Year of Mercy Concludes but its Lessons Continue
By Bishop David J. Malloy

For the past year, Pope Francis has asked us to reflect upon the mercy of God. That year of special intensity concluded with the closing of the Holy Door in St. Peter’s Basilica in Rome on Nov. 20, the Feast of Christ the King.

We may see another Jubilee Year in our lifetimes, but for now, we take the lessons of mercy and apply them more fervently to our lives of faith.

With this reflection, we will conclude our consideration of the corporal works of mercy that concentrate on bringing God’s love and mercy to our bodies and to this physical world.

So far, we have in this column examined six of the seven corporal works of mercy. Those are: feeding the hungry; giving drink to the thirsty; clothing the naked; giving shelter to the homeless; visiting the sick and ransoming the captive, more commonly known as visiting the imprisoned.

The final corporal work of mercy is burying the dead.

This corporal work has deep spiritual implications. First, it reminds us that death is an integral part of our road to eternal life. Even though we are told, “God did not make death” (Wis 1:13) as part of His original plan for the world, still death entered into our world because of sin (Rom 5:12).

Every one of us will confront personally this end of our earthly time. In a way personalized to each of us but now known only to God, we will be joined to the death that Jesus underwent for us, in His case on the cross. In every instance, death will involve the body’s loss of its life principle, the soul.

Our souls will continue to live and will pass through personal and general judgment after death.

However, the question of the body remains. And in our faith, the body is the promise of immortality.

The body that we have in this life will be the glorified body of eternal life with Christ. Just as Jesus rose with a glorified body from the tomb, just as Mary was taken body and soul to heaven, so our hope is to be in our glorified body with God and with our loved ones.

It is for this deep reason of faith that our bodies, both in life and in death merit such respect. The body is a gift from God entrusted to us and we receive it as He has given it to us. It must be our outlook of gratitude that all elements of the body, including its gender, its fertility and its general presentation of us to the world is received from the hand of God.

That respect, and the faith-filled gazing to the future resurrection of all men and women, is the basis for the mercy we show in burying the dead.

We know of the sad alternatives that can take place in a time of natural disaster or even medical catastrophes like the plague in ages past. Bodies went unburied, left to the ravages of nature. The dignity of those bodies, still in the hand of God, went unfulfilled. In our own day, in parts of the world the poor or forgotten can still go unclaimed and untended after death.
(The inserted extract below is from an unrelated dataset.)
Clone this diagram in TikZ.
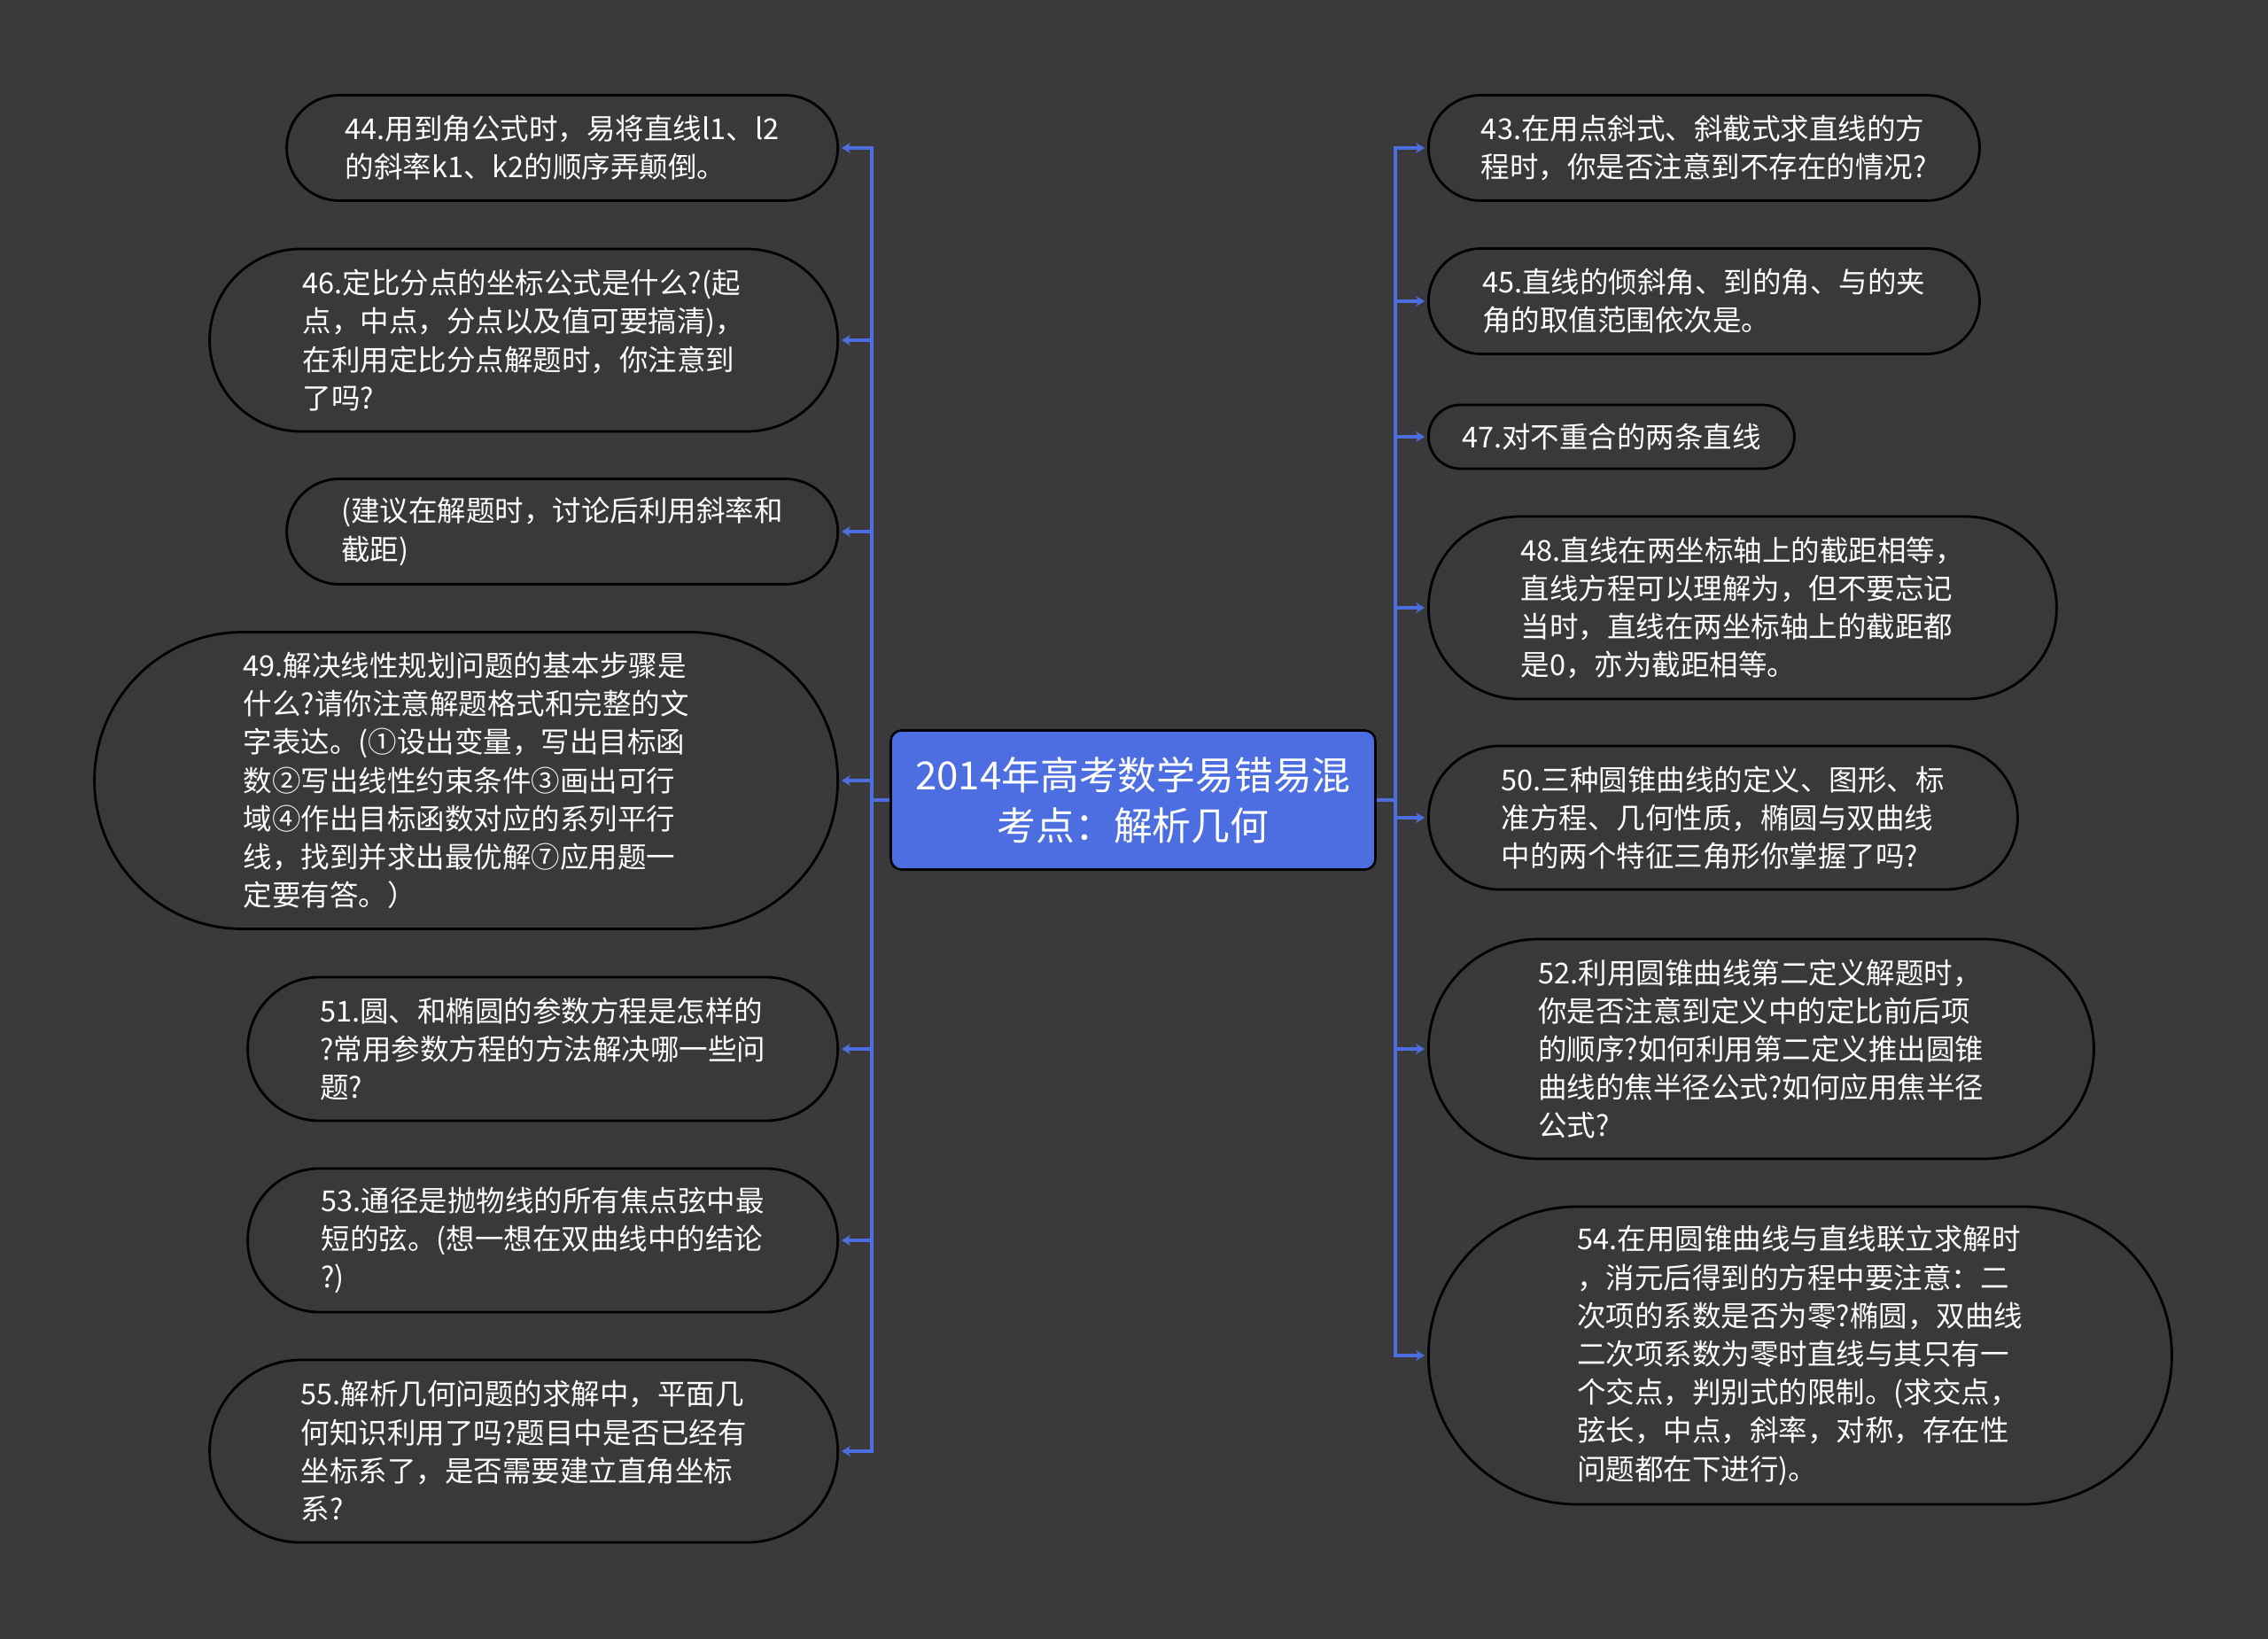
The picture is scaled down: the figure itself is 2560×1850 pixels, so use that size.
\documentclass[tikz,border=0pt]{standalone}
\usepackage{fontspec}
\setmainfont{Noto Sans CJK SC}
\usetikzlibrary{arrows.meta}
\definecolor{bggray}{RGB}{58,58,60}
\definecolor{boxgray}{RGB}{57,57,59}
\definecolor{linkblue}{RGB}{76,110,224}
\newcommand\leaffont{\fontsize{16.25pt}{21.6pt}\selectfont}
\newcommand\rootfont{\fontsize{21.9pt}{28.6pt}\selectfont}
\begin{document}
\begin{tikzpicture}[x=0.5pt, y=-0.5pt,
  leaf/.style 2 args={draw=black, line width=1.4pt, fill=boxgray, text=white, align=left, inner sep=0pt, minimum width=#1, minimum height=#2, rounded corners=0.499*#2, font=\leaffont},
  lroot/.style={draw=black, line width=1.3pt, fill=linkblue, text=white, align=center, minimum width=273.5pt, minimum height=78.5pt, rounded corners=6pt, font=\rootfont},
  link/.style={draw=linkblue, line width=1.8pt, shorten >=1.5pt, -{Stealth[length=5pt, width=6pt]}}]
\fill[bggray] (0,0) rectangle (2560,1850);
\node[lroot] (root) at (1279,903) {2014年高考数学易错易混\\考点：解析几何};
\node[leaf={311pt}{59.5pt}, anchor=east] (n44) at (947,167) {44.用到角公式时，易将直线l1、l2\\的斜率k1、k2的顺序弄颠倒。};
\node[leaf={354.5pt}{103pt}, anchor=east] (n46) at (947,384) {46.定比分点的坐标公式是什么?(起\\点，中点，分点以及值可要搞清)，\\在利用定比分点解题时，你注意到\\了吗?};
\node[leaf={311pt}{59.5pt}, anchor=east] (njy) at (947,600) {(建议在解题时，讨论后利用斜率和\\截距)};
\node[leaf={419.5pt}{167.5pt}, anchor=east] (n49) at (947,881) {49.解决线性规划问题的基本步骤是\\什么?请你注意解题格式和完整的文\\字表达。(①设出变量，写出目标函\\数②写出线性约束条件③画出可行\\域④作出目标函数对应的系列平行\\线，找到并求出最优解⑦应用题一\\定要有答。）};
\node[leaf={333pt}{81pt}, anchor=east] (n51) at (947,1184) {51.圆、和椭圆的参数方程是怎样的\\?常用参数方程的方法解决哪一些问\\题?};
\node[leaf={333pt}{81pt}, anchor=east] (n53) at (947,1400) {53.通径是抛物线的所有焦点弦中最\\短的弦。(想一想在双曲线中的结论\\?)};
\node[leaf={354.5pt}{103pt}, anchor=east] (n55) at (947,1638) {55.解析几何问题的求解中，平面几\\何知识利用了吗?题目中是否已经有\\坐标系了，是否需要建立直角坐标\\系?};
\node[leaf={311pt}{59.5pt}, anchor=west] (n43) at (1611,167) {43.在用点斜式、斜截式求直线的方\\程时，你是否注意到不存在的情况?};
\node[leaf={311pt}{59.5pt}, anchor=west] (n45) at (1611,340) {45.直线的倾斜角、到的角、与的夹\\角的取值范围依次是。};
\node[leaf={206.5pt}{36pt}, anchor=west] (n47) at (1611,493) {47.对不重合的两条直线};
\node[leaf={354.5pt}{103pt}, anchor=west] (n48) at (1611,686) {48.直线在两坐标轴上的截距相等，\\直线方程可以理解为，但不要忘记\\当时，直线在两坐标轴上的截距都\\是0，亦为截距相等。};
\node[leaf={332.5pt}{81pt}, anchor=west] (n50) at (1611,923) {50.三种圆锥曲线的定义、图形、标\\准方程、几何性质，椭圆与双曲线\\中的两个特征三角形你掌握了吗?};
\node[leaf={375.5pt}{124pt}, anchor=west] (n52) at (1611,1184) {52.利用圆锥曲线第二定义解题时，\\你是否注意到定义中的定比前后项\\的顺序?如何利用第二定义推出圆锥\\曲线的焦半径公式?如何应用焦半径\\公式?};
\node[leaf={419.5pt}{168pt}, anchor=west] (n54) at (1611,1530) {54.在用圆锥曲线与直线联立求解时\\，消元后得到的方程中要注意：二\\次项的系数是否为零?椭圆，双曲线\\二次项系数为零时直线与其只有一\\个交点，判别式的限制。(求交点，\\弦长，中点，斜率，对称，存在性\\问题都在下进行)。};
\foreach \n in {n44,n46,njy,n49,n51,n53,n55}
  \draw[link] (root.west) -- ++(-20,0) |- (\n.east);
\foreach \n in {n43,n45,n47,n48,n50,n52,n54}
  \draw[link] (root.east) -- ++(21,0) |- (\n.west);
\end{tikzpicture}
\end{document}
So important is the burial of the dead that on Aug. 15 of this year, the Feast of Mary’s Assumption body and soul to heaven, the Vatican issued a reminder specifically approved by Pope Francis on this issue. It restated our respect for our bodies after death.

The statement notes, “By burying the bodies of the faithful, the church confirms her faith in the resurrection of the body. … The church continues to prefer the practice of burying the bodies of the deceased, because this shows a greater esteem toward the deceased. Nevertheless, cremation is not prohibited, ‘unless it was chosen for reasons contrary to Christian doctrine.’” (“Instruction Ad resurgendum cum Christo,” 3, 4).

And the reminder to our faith approved by Pope Francis continues, “ … the conservation of the ashes of the departed in a domestic residence is not permitted. … it is not permitted to scatter the ashes of the faithful departed in the air, on land, at sea or in some other way, nor may they be preserved in mementos, pieces of jewelry or other objects.” (“IARCC,” 6, 7).

The beauty of the human body at every stage of life, from birth, to youth to the last moments of old age is not derived from fleeting human considerations. Rather, it is a dignity that comes from sharing our bodies with the incarnation of the Son of God. To bury the dead is lovingly to see to remains, as did Joseph of Arimathea for Jesus on Good Friday. For Joseph, as for us, it is truly an act of mercy.